Reynolds Gymnasium
- Interactive map of Reynolds Gymnasium
- Coordinates: 36°8′4″N 80°16′33″W﻿ / ﻿36.13444°N 80.27583°W
- Owner: Wake Forest University
- Operator: Wake Forest University
- Capacity: 1,500

Construction
- Opened: March 1956

Tenants
- Wake Forest Demon Deacons (w. basketball) (1956–1989) Wake Forest Demon Deacons (volleyball) (1971–present)

= Reynolds Gymnasium =

Arena in Winston-Salem, North Carolina

Reynolds Gymnasium is a multi-purpose arena located in Winston-Salem, North Carolina on the campus of Wake Forest University. The arena was completed in March 1956 after the university relocated to Winston-Salem from its namesake town in Wake County.

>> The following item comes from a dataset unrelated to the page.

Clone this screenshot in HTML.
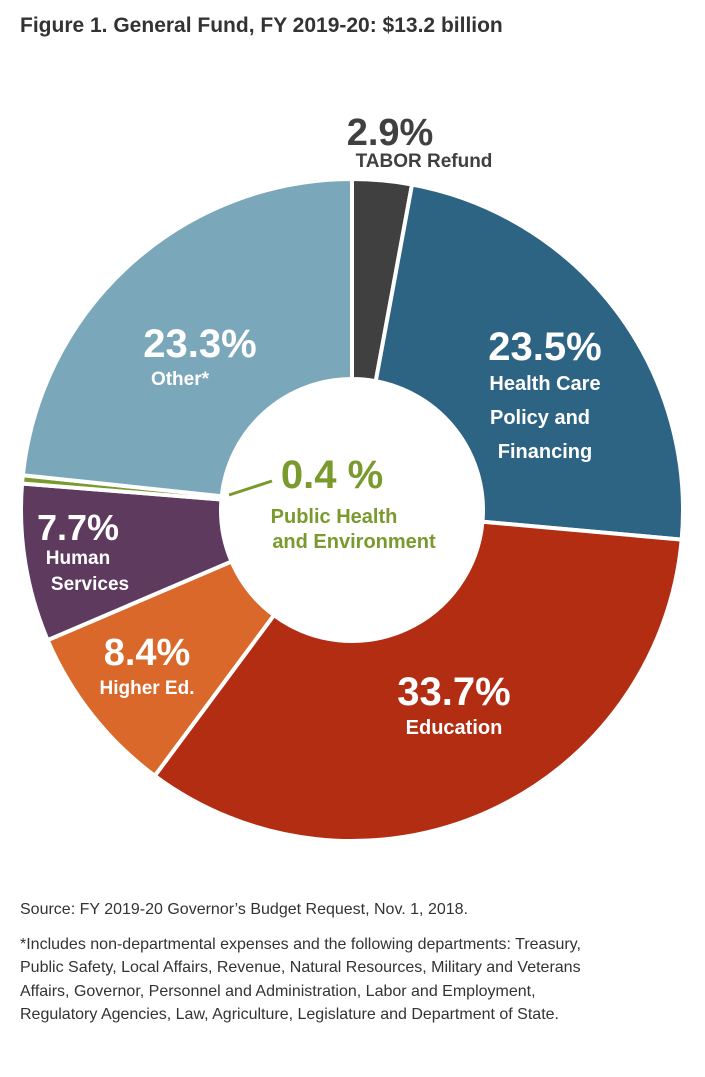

Originally the home of Wake Forest women's (and on rare occasions, men's) basketball, Reynolds Gym currently plays host to the women's volleyball program, something it has done since 1971. The basketball teams now call Lawrence Joel Veterans Memorial Coliseum, adjacent to the Carolina Classic Fairgrounds, home.

In addition to the gym's purpose as a volleyball venue it also houses health and exercise science offices and labs, ROTC rooms, and a sports medicine center.